The Shaw Brothers’ take on King Kong, The Mighty Peking Man follows expert guide Johnny Meng (Danny Lee) as he leads a team of profiteers, including promoter Lu Tien (Feng Ku), into the jungles of India. Their objective is to track down and capture a giant ape that has been terrorizing the area, in the hopes of bringing it back to Hong Kong and turning it into a moneymaking attraction. But the team must deal with other dangers as well, including stampeding elephants and hungry tigers, forcing all but Johnny to abandon the adventure and return home.
More determined than ever to find the gargantuan ape, Johnny continues his trek, during which he meets a beautiful feral girl named Samantha (Evelyne Kraft), who, after being stranded in the jungle years earlier when her parents’ plane crashed, was raised by the giant ape!

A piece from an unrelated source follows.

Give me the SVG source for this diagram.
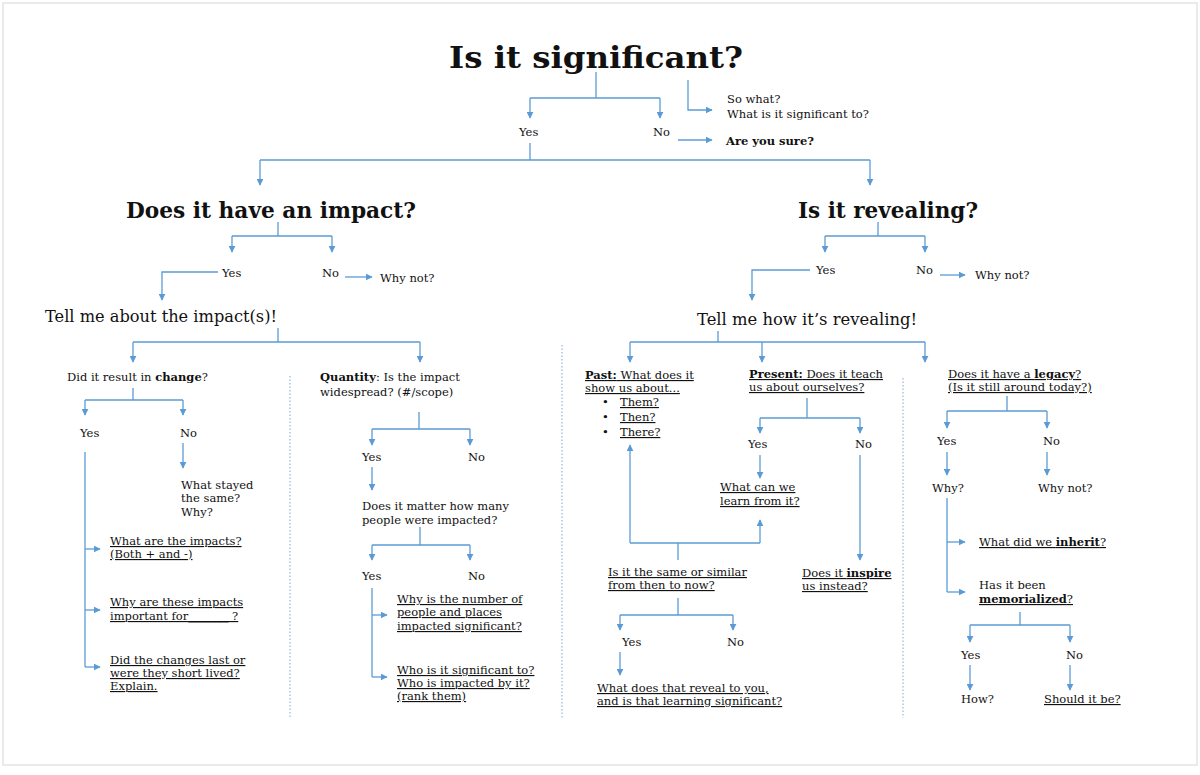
<svg xmlns="http://www.w3.org/2000/svg" width="1200" height="775" viewBox="0 0 1200 775">
<defs>
<marker id="ah" viewBox="0 0 10 10" refX="9" refY="5" markerWidth="7" markerHeight="7" markerUnits="userSpaceOnUse" orient="auto"><path d="M0,0 L10,5 L0,10 z" fill="#5b9bd5"/></marker>
<style>
text{font-family:"DejaVu Serif","Liberation Serif",serif;font-size:11.5px;fill:#111}
.t1{font-size:30px;font-weight:bold}
.t2{font-size:22px;font-weight:bold}
.t3{font-size:16px}
.b{font-weight:bold}
.u{text-decoration:underline}
.c path{fill:none;stroke:#5b9bd5;stroke-width:1.3}
.c .a{marker-end:url(#ah)}
.c .d{stroke:#9bbde0;stroke-dasharray:1.5 2}
</style>
</defs>
<rect x="0" y="0" width="1200" height="775" fill="#fff"/>
<rect x="3" y="3" width="1194" height="762" fill="none" stroke="#e4e4e4" stroke-width="1.5"/>
<g class="c" id="connectors">
<path d="M596,72 V98 M530,98 H660"/>
<path class="a" d="M530,98 V118"/><path class="a" d="M660,98 V118"/>
<path class="a" d="M688,80 V110 H712"/>
<path class="a" d="M678,140 H712"/>
<path d="M530,143 V160 M260,160 H870"/>
<path class="a" d="M260,160 V185"/><path class="a" d="M870,160 V185"/>
<path d="M278,222 V236 M232,236 H332"/>
<path class="a" d="M232,236 V252"/><path class="a" d="M332,236 V252"/>
<path class="a" d="M345,277 H372"/>
<path class="a" d="M218,272 H162 V300"/>
<path d="M278,328 V342 M133,342 H420"/>
<path class="a" d="M133,342 V362"/><path class="a" d="M420,342 V362"/>
<path d="M133,388 V400 M85,400 H183"/>
<path class="a" d="M85,400 V415"/><path class="a" d="M183,400 V415"/>
<path class="a" d="M183,443 V468"/>
<path d="M85,452 V667"/>
<path class="a" d="M85,549 H100"/><path class="a" d="M85,610 H100"/><path class="a" d="M85,667 H100"/>
<path class="d" d="M290,376 V718"/>
<path d="M419,412 V429 M372,429 H470"/>
<path class="a" d="M372,429 V445"/><path class="a" d="M470,429 V445"/>
<path class="a" d="M372,467 V490"/>
<path d="M420,527 V545 M372,545 H470"/>
<path class="a" d="M372,545 V560"/><path class="a" d="M470,545 V560"/>
<path d="M372,588 V677"/>
<path class="a" d="M372,615 H387"/><path class="a" d="M372,677 H387"/>
<path d="M878,222 V236 M825,236 H925"/>
<path class="a" d="M825,236 V252"/><path class="a" d="M925,236 V252"/>
<path class="a" d="M940,275 H965"/>
<path class="a" d="M810,270 H752 V300"/>
<path d="M718,331 V342 M630,342 H925"/>
<path class="a" d="M630,342 V362"/><path class="a" d="M762,342 V362"/><path class="a" d="M925,342 V362"/>
<path class="d" d="M562,345 V718"/>
<path class="d" d="M903,378 V718"/>
<path d="M807,398 V418 M760,418 H860"/>
<path class="a" d="M760,418 V433"/><path class="a" d="M860,418 V433"/>
<path class="a" d="M760,455 V478"/>
<path class="a" d="M860,455 V560"/>
<path d="M678,560 V543 M630,543 H760"/>
<path class="a" d="M630,543 V445"/><path class="a" d="M760,543 V520"/>
<path d="M678,598 V615 M620,615 H733"/>
<path class="a" d="M620,615 V630"/><path class="a" d="M733,615 V630"/>
<path class="a" d="M620,652 V675"/>
<path d="M1007,396 V411 M947,411 H1047"/>
<path class="a" d="M947,411 V428"/><path class="a" d="M1047,411 V428"/>
<path class="a" d="M947,452 V475"/><path class="a" d="M1047,452 V475"/>
<path d="M947,498 V592"/>
<path class="a" d="M947,542 H965"/><path class="a" d="M947,592 H965"/>
<path d="M1020,612 V625 M970,625 H1070"/>
<path class="a" d="M970,625 V642"/><path class="a" d="M1070,625 V642"/>
<path class="a" d="M970,665 V690"/><path class="a" d="M1070,665 V690"/>
</g>
<g id="n-title"><text class="t1" x="449" y="68" textLength="294" lengthAdjust="spacingAndGlyphs">Is it significant?</text></g>
<g id="n-yes0"><text x="519" y="136">Yes</text></g>
<g id="n-no0"><text x="653" y="136">No</text></g>
<g id="n-sowhat"><text x="727" y="103">So what?</text><text x="727" y="118">What is it significant to?</text></g>
<g id="n-sure"><text class="b" x="726" y="145">Are you sure?</text></g>
<g id="n-impact"><text class="t2" x="126" y="218" textLength="290" lengthAdjust="spacingAndGlyphs">Does it have an impact?</text></g>
<g id="n-reveal"><text class="t2" x="798" y="218" textLength="180" lengthAdjust="spacingAndGlyphs">Is it revealing?</text></g>
<g id="n-yes1"><text x="222" y="277">Yes</text></g>
<g id="n-no1"><text x="322" y="277">No</text></g>
<g id="n-whynot1"><text x="380" y="282">Why not?</text></g>
<g id="n-yes2"><text x="816" y="274">Yes</text></g>
<g id="n-no2"><text x="916" y="274">No</text></g>
<g id="n-whynot2"><text x="975" y="279">Why not?</text></g>
<g id="n-tellimpact"><text class="t3" x="45" y="322" textLength="232" lengthAdjust="spacingAndGlyphs">Tell me about the impact(s)!</text></g>
<g id="n-tellreveal"><text class="t3" x="697" y="325" textLength="220" lengthAdjust="spacingAndGlyphs">Tell me how it’s revealing!</text></g>
<g id="n-change"><text x="67" y="381">Did it result in <tspan class="b">change</tspan>?</text></g>
<g id="n-cyes"><text x="80" y="437">Yes</text></g>
<g id="n-cno"><text x="180" y="437">No</text></g>
<g id="n-stayed"><text x="181" y="489">What stayed</text><text x="181" y="502">the same?</text><text x="181" y="516">Why?</text></g>
<g id="n-what"><text class="u" x="110" y="545">What are the impacts?</text><text class="u" x="110" y="558">(Both + and -)</text></g>
<g id="n-whyimp"><text class="u" x="110" y="606">Why are these impacts</text><text class="u" x="110" y="620">important for_______ ?</text></g>
<g id="n-last"><text class="u" x="110" y="664">Did the changes last or</text><text class="u" x="110" y="677">were they short lived?</text><text class="u" x="110" y="690">Explain.</text></g>
<g id="n-quantity"><text x="320" y="381"><tspan class="b">Quantity</tspan>: Is the impact</text><text x="320" y="396">widespread? (#/scope)</text></g>
<g id="n-qyes"><text x="362" y="461">Yes</text></g>
<g id="n-qno"><text x="468" y="461">No</text></g>
<g id="n-matter"><text x="362" y="510">Does it matter how many</text><text x="362" y="524">people were impacted?</text></g>
<g id="n-myes"><text x="362" y="580">Yes</text></g>
<g id="n-mno"><text x="468" y="580">No</text></g>
<g id="n-number"><text class="u" x="397" y="603">Why is the number of</text><text class="u" x="397" y="616">people and places</text><text class="u" x="397" y="630">impacted significant?</text></g>
<g id="n-whosig"><text class="u" x="397" y="674">Who is it significant to?</text><text class="u" x="397" y="687">Who is impacted by it?</text><text class="u" x="397" y="700">(rank them)</text></g>
<g id="n-past"><text class="u" x="585" y="379"><tspan class="b">Past:</tspan> What does it</text><text class="u" x="585" y="392">show us about...</text>
<text x="602" y="406">•</text><text class="u" x="620" y="406">Them?</text>
<text x="602" y="421">•</text><text class="u" x="620" y="421">Then?</text>
<text x="602" y="436">•</text><text class="u" x="620" y="436">There?</text></g>
<g id="n-present"><text class="u" x="749" y="378"><tspan class="b">Present:</tspan> Does it teach</text><text class="u" x="749" y="391">us about ourselves?</text></g>
<g id="n-pyes"><text x="748" y="448">Yes</text></g>
<g id="n-pno"><text x="855" y="448">No</text></g>
<g id="n-learn"><text class="u" x="720" y="491">What can we</text><text class="u" x="720" y="505">learn from it?</text></g>
<g id="n-inspire"><text class="u" x="802" y="577">Does it <tspan class="b">inspire</tspan></text><text class="u" x="802" y="590">us instead?</text></g>
<g id="n-same"><text class="u" x="608" y="576">Is it the same or similar</text><text class="u" x="608" y="589">from then to now?</text></g>
<g id="n-syes"><text x="622" y="646">Yes</text></g>
<g id="n-sno"><text x="727" y="646">No</text></g>
<g id="n-what2"><text class="u" x="597" y="692">What does that reveal to you,</text><text class="u" x="597" y="705">and is that learning significant?</text></g>
<g id="n-legacy"><text class="u" x="948" y="378">Does it have a <tspan class="b">legacy</tspan>?</text><text class="u" x="948" y="391">(Is it still around today?)</text></g>
<g id="n-lyes"><text x="937" y="445">Yes</text></g>
<g id="n-lno"><text x="1043" y="445">No</text></g>
<g id="n-why"><text x="932" y="492">Why?</text></g>
<g id="n-whynot3"><text x="1038" y="492">Why not?</text></g>
<g id="n-inherit"><text class="u" x="979" y="546">What did we <tspan class="b">inherit</tspan>?</text></g>
<g id="n-memo"><text x="979" y="589">Has it been</text><text class="u b" x="979" y="603">memorialized<tspan style="font-weight:normal">?</tspan></text></g>
<g id="n-myes2"><text x="961" y="659">Yes</text></g>
<g id="n-mno2"><text x="1066" y="659">No</text></g>
<g id="n-how"><text x="961" y="703">How?</text></g>
<g id="n-should"><text class="u" x="1044" y="703">Should it be?</text></g>
</svg>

Johnny manages to convince Samantha to coerce the ape, which she calls “Utam”, into accompanying them back to Hong Kong, where Utam is chained and put on display in Hong Kong stadium. But when Lu Tien tries to rape Samantha, it sends Utam, aka the Mighty Peking Man, into a rage that might spell doom for the entire city!
The Mighty Peking Man wastes no time getting down to business, opening with an earthquake in the Indian jungle that somehow awakens Utam, who then attacks a small village. Again, the effects are only so-so; as with Toho’s early kaiju films, Utam is a guy in a suit who attacks miniatures, and a lot of the action comes courtesy of mediocre rear projection (which is prevalent throughout the movie).
Yet there’s an undeniable energy to this beginning sequence, as well as many others. Even when Utam isn’t on-screen, the elephant stampede and tiger attack keep the audience’s adrenaline pumping, and when the story shifts to Hong Kong, the movie rarely stops to take a breath (along with Utam destroying the city, the authorities desperately search for Samantha, who escaped Lu Tien and ran into the streets in the hopes of calming the wild beast). The Mighty Peking Man also provides some background on its main characters via well-staged flashbacks, from Johnny’s doomed romance with an ambitious singer to the plane crash that stranded a very young Samantha in the jungle.
Again, the effects are (for the most part) borderline laughable, and some of the “strategies” used by the military in the last half hour to end Utam’s reign of terror will have you scratching your head; the decision to pump thousands of gallons of gasoline into the water pipes of a skyscraper seemed especially foolhardy. There’s also a batshit crazy romantic jungle montage, where Samantha flirts with Johnny by picking up a leopard and swinging it through the air!
But odds are the insanity and lackluster quality of such moments will barely register with you, because as cheesy as the movie can be, The Mighty Peking Man is consistently thrilling and a hell of a lot of fun.